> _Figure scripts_
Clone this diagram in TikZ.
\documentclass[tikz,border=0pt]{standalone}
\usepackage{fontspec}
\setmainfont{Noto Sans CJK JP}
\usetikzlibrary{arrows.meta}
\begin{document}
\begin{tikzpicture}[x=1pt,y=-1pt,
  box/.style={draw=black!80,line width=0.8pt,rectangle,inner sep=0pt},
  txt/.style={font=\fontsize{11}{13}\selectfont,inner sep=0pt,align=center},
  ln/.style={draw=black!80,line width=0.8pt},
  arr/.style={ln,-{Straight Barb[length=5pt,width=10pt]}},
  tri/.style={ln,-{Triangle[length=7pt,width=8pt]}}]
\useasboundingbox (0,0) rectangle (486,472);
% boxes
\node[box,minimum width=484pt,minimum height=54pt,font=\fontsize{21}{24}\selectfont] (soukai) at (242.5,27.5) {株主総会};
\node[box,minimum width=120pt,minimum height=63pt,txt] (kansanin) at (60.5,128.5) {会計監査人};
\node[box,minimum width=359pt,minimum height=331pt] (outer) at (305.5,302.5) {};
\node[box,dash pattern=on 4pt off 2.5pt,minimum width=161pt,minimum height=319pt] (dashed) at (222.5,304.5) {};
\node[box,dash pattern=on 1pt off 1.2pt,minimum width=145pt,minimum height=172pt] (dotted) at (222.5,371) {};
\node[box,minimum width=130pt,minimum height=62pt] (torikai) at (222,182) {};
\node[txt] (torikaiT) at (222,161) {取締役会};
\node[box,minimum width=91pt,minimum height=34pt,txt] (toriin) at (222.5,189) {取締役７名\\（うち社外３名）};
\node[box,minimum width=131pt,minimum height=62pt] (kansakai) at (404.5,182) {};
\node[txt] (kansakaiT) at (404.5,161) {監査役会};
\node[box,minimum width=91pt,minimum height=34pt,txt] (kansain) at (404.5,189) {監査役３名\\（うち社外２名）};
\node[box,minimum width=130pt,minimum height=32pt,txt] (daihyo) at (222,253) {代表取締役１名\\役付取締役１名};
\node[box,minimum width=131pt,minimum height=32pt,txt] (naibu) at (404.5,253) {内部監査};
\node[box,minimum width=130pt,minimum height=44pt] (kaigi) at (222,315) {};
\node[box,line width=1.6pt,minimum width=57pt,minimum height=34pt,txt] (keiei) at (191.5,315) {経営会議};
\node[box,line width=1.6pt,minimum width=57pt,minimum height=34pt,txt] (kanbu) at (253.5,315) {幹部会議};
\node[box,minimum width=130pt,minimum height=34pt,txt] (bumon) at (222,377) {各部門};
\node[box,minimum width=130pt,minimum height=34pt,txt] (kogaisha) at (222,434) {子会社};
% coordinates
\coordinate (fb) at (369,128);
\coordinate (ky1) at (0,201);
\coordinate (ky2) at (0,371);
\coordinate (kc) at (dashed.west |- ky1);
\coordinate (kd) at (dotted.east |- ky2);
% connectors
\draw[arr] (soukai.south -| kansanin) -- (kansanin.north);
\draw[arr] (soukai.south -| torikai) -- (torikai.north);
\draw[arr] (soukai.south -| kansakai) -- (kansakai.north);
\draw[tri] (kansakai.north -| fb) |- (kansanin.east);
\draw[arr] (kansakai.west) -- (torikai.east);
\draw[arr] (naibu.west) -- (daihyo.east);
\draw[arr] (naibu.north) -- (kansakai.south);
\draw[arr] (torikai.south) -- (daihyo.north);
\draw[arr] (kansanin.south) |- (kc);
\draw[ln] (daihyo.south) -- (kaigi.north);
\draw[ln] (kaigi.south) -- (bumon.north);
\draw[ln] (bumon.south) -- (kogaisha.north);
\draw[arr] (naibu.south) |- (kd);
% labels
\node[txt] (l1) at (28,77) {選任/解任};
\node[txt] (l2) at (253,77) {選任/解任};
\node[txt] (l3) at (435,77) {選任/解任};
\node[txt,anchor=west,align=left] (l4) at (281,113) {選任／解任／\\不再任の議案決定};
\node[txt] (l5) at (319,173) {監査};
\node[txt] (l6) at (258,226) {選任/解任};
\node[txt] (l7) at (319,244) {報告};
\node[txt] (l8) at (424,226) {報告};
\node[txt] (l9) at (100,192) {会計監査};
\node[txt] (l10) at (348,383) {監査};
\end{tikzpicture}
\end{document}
---
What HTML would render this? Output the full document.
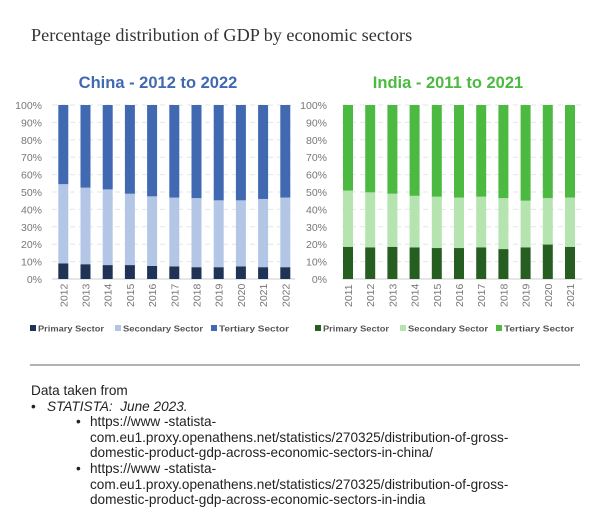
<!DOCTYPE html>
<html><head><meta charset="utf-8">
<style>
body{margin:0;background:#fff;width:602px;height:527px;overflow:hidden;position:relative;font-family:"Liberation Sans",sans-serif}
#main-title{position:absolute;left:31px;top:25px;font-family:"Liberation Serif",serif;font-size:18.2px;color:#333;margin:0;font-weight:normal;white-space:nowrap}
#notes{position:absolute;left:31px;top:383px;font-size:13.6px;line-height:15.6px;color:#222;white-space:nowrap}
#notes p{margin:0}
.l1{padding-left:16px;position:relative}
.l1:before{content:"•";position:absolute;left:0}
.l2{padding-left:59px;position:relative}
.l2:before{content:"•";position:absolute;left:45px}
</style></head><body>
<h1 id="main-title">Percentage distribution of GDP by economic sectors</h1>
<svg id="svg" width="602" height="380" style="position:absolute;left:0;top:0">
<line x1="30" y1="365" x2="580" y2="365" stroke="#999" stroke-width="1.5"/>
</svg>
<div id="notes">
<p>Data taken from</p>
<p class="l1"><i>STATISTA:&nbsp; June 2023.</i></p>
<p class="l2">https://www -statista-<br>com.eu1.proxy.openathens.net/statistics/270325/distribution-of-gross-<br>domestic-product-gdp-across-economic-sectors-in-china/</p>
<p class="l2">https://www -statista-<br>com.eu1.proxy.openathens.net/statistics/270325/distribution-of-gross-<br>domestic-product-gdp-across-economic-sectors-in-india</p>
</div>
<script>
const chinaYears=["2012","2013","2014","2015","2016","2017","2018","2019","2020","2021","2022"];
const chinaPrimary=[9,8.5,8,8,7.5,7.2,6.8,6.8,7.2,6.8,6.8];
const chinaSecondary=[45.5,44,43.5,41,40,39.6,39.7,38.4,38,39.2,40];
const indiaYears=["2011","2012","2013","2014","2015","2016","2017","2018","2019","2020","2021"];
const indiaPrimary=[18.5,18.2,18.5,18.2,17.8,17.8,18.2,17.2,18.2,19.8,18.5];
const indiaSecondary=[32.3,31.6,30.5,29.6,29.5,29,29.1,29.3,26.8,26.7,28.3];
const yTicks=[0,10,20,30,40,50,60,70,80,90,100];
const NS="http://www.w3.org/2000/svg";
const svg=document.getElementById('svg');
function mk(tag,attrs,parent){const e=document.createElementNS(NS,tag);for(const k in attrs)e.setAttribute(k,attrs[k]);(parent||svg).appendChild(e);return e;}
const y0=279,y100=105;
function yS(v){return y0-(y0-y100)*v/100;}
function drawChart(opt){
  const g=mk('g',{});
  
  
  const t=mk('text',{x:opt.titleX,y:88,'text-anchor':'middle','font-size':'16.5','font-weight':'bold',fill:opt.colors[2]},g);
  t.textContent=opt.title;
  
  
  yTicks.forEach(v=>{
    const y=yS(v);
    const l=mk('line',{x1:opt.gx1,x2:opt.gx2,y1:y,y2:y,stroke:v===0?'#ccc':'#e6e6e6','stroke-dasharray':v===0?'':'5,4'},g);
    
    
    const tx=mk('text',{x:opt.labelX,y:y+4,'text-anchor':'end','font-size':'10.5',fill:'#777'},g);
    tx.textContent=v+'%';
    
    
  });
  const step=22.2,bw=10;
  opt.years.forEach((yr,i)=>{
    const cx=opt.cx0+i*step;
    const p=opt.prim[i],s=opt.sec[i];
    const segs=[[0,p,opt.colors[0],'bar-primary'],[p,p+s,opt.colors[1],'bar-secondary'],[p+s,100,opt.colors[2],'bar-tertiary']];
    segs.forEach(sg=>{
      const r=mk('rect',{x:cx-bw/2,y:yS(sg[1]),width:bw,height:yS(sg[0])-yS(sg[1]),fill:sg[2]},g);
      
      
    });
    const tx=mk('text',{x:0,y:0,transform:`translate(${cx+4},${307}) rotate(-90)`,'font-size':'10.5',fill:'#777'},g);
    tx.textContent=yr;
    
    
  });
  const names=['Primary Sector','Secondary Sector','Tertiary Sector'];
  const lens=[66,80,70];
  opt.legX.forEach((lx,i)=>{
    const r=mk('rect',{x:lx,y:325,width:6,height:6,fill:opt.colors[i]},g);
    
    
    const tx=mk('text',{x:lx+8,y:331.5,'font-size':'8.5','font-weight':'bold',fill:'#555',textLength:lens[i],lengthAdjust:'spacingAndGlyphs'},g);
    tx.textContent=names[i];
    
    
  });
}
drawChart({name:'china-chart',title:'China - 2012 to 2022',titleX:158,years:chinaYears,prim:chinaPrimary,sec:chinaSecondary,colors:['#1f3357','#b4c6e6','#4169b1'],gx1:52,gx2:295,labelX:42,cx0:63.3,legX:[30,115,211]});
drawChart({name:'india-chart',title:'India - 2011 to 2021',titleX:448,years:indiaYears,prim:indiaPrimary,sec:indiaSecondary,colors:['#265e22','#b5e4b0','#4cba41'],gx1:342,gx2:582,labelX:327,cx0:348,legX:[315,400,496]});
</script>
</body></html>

> _WRITTEN EXERCISE_
Scan the listing above and copy all lines containing the word "this".

> _TASK RESPONSE_
Clone this diagram in TikZ.
What HTML would render this? Output the full document.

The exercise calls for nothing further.